Make an exact copy of all the data.

begin DATA SEGMENT

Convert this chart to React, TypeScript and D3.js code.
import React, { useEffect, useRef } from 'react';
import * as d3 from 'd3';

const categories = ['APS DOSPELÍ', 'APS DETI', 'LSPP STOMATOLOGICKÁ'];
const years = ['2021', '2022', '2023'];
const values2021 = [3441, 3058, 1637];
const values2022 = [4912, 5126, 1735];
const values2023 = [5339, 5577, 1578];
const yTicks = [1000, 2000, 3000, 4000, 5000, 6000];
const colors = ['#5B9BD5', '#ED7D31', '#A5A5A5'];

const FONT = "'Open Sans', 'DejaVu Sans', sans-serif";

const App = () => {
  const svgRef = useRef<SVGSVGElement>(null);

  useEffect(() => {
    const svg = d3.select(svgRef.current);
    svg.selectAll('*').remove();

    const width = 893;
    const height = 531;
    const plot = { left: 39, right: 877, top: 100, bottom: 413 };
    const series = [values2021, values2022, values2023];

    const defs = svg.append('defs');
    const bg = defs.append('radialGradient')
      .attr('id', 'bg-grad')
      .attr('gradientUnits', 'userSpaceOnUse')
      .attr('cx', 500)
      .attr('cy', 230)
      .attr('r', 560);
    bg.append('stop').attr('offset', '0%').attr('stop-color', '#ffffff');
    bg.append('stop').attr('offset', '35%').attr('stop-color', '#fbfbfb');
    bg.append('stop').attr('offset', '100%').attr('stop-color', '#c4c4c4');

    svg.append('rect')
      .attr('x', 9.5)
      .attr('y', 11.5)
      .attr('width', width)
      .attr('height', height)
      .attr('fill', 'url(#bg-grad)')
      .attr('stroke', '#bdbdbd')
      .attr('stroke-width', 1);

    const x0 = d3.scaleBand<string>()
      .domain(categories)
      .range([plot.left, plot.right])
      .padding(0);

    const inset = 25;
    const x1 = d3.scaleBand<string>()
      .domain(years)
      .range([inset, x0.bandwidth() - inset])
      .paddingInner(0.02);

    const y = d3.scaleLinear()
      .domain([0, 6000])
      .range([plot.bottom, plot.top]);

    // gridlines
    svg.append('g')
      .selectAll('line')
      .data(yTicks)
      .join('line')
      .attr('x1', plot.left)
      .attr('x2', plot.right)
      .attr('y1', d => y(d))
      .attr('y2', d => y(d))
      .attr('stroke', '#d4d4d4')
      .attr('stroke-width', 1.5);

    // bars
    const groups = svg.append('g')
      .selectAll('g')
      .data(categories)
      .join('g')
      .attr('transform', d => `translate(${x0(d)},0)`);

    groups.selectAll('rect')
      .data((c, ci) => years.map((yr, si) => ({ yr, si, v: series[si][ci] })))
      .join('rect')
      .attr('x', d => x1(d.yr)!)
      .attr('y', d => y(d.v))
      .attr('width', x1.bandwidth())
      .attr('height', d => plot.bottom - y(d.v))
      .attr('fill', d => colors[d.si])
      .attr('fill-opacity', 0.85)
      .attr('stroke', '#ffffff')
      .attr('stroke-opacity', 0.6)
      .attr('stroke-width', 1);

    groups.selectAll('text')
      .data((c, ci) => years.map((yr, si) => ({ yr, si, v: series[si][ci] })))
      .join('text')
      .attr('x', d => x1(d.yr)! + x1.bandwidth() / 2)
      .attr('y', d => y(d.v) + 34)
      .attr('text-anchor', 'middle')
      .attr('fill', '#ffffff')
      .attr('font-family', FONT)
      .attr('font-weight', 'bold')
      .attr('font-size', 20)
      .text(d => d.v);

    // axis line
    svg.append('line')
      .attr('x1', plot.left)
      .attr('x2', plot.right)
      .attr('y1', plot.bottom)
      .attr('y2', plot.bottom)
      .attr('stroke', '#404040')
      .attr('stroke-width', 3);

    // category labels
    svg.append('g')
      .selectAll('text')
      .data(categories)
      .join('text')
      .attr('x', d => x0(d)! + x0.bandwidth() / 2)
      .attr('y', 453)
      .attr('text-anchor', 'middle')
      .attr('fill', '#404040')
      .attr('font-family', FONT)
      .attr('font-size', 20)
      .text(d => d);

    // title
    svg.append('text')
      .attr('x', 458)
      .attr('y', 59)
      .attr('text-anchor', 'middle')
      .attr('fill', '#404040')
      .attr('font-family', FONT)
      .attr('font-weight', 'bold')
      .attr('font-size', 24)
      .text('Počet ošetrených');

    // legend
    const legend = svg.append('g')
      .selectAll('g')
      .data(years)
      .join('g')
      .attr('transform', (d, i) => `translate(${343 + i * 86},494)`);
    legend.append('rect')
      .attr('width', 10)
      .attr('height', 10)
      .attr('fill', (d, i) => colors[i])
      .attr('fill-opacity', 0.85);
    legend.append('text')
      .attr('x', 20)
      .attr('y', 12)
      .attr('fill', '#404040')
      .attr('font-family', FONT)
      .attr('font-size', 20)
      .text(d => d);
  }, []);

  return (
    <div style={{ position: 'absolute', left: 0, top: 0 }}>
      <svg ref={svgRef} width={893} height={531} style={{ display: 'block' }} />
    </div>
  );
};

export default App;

end DATA SEGMENT

▶ _SOLUTION TO THIS PROBLEM_:
Convert this chart to React, TypeScript and D3.js code.
import React, { useEffect, useRef } from 'react';
import * as d3 from 'd3';

const categories = ['APS DOSPELÍ', 'APS DETI', 'LSPP STOMATOLOGICKÁ'];
const years = ['2021', '2022', '2023'];
const values2021 = [3441, 3058, 1637];
const values2022 = [4912, 5126, 1735];
const values2023 = [5339, 5577, 1578];
const yTicks = [1000, 2000, 3000, 4000, 5000, 6000];
const colors = ['#5B9BD5', '#ED7D31', '#A5A5A5'];

const FONT = "'Open Sans', 'DejaVu Sans', sans-serif";

const App = () => {
  const svgRef = useRef<SVGSVGElement>(null);

  useEffect(() => {
    const svg = d3.select(svgRef.current);
    svg.selectAll('*').remove();

    const width = 893;
    const height = 531;
    const plot = { left: 39, right: 877, top: 100, bottom: 413 };
    const series = [values2021, values2022, values2023];

    const defs = svg.append('defs');
    const bg = defs.append('radialGradient')
      .attr('id', 'bg-grad')
      .attr('gradientUnits', 'userSpaceOnUse')
      .attr('cx', 500)
      .attr('cy', 230)
      .attr('r', 560);
    bg.append('stop').attr('offset', '0%').attr('stop-color', '#ffffff');
    bg.append('stop').attr('offset', '35%').attr('stop-color', '#fbfbfb');
    bg.append('stop').attr('offset', '100%').attr('stop-color', '#c4c4c4');

    svg.append('rect')
      .attr('x', 9.5)
      .attr('y', 11.5)
      .attr('width', width)
      .attr('height', height)
      .attr('fill', 'url(#bg-grad)')
      .attr('stroke', '#bdbdbd')
      .attr('stroke-width', 1);

    const x0 = d3.scaleBand<string>()
      .domain(categories)
      .range([plot.left, plot.right])
      .padding(0);

    const inset = 25;
    const x1 = d3.scaleBand<string>()
      .domain(years)
      .range([inset, x0.bandwidth() - inset])
      .paddingInner(0.02);

    const y = d3.scaleLinear()
      .domain([0, 6000])
      .range([plot.bottom, plot.top]);

    // gridlines
    svg.append('g')
      .selectAll('line')
      .data(yTicks)
      .join('line')
      .attr('x1', plot.left)
      .attr('x2', plot.right)
      .attr('y1', d => y(d))
      .attr('y2', d => y(d))
      .attr('stroke', '#d4d4d4')
      .attr('stroke-width', 1.5);

    // bars
    const groups = svg.append('g')
      .selectAll('g')
      .data(categories)
      .join('g')
      .attr('transform', d => `translate(${x0(d)},0)`);

    groups.selectAll('rect')
      .data((c, ci) => years.map((yr, si) => ({ yr, si, v: series[si][ci] })))
      .join('rect')
      .attr('x', d => x1(d.yr)!)
      .attr('y', d => y(d.v))
      .attr('width', x1.bandwidth())
      .attr('height', d => plot.bottom - y(d.v))
      .attr('fill', d => colors[d.si])
      .attr('fill-opacity', 0.85)
      .attr('stroke', '#ffffff')
      .attr('stroke-opacity', 0.6)
      .attr('stroke-width', 1);

    groups.selectAll('text')
      .data((c, ci) => years.map((yr, si) => ({ yr, si, v: series[si][ci] })))
      .join('text')
      .attr('x', d => x1(d.yr)! + x1.bandwidth() / 2)
      .attr('y', d => y(d.v) + 34)
      .attr('text-anchor', 'middle')
      .attr('fill', '#ffffff')
      .attr('font-family', FONT)
      .attr('font-weight', 'bold')
      .attr('font-size', 20)
      .text(d => d.v);

    // axis line
    svg.append('line')
      .attr('x1', plot.left)
      .attr('x2', plot.right)
      .attr('y1', plot.bottom)
      .attr('y2', plot.bottom)
      .attr('stroke', '#404040')
      .attr('stroke-width', 3);

    // category labels
    svg.append('g')
      .selectAll('text')
      .data(categories)
      .join('text')
      .attr('x', d => x0(d)! + x0.bandwidth() / 2)
      .attr('y', 453)
      .attr('text-anchor', 'middle')
      .attr('fill', '#404040')
      .attr('font-family', FONT)
      .attr('font-size', 20)
      .text(d => d);

    // title
    svg.append('text')
      .attr('x', 458)
      .attr('y', 59)
      .attr('text-anchor', 'middle')
      .attr('fill', '#404040')
      .attr('font-family', FONT)
      .attr('font-weight', 'bold')
      .attr('font-size', 24)
      .text('Počet ošetrených');

    // legend
    const legend = svg.append('g')
      .selectAll('g')
      .data(years)
      .join('g')
      .attr('transform', (d, i) => `translate(${343 + i * 86},494)`);
    legend.append('rect')
      .attr('width', 10)
      .attr('height', 10)
      .attr('fill', (d, i) => colors[i])
      .attr('fill-opacity', 0.85);
    legend.append('text')
      .attr('x', 20)
      .attr('y', 12)
      .attr('fill', '#404040')
      .attr('font-family', FONT)
      .attr('font-size', 20)
      .text(d => d);
  }, []);

  return (
    <div style={{ position: 'absolute', left: 0, top: 0 }}>
      <svg ref={svgRef} width={893} height={531} style={{ display: 'block' }} />
    </div>
  );
};

export default App;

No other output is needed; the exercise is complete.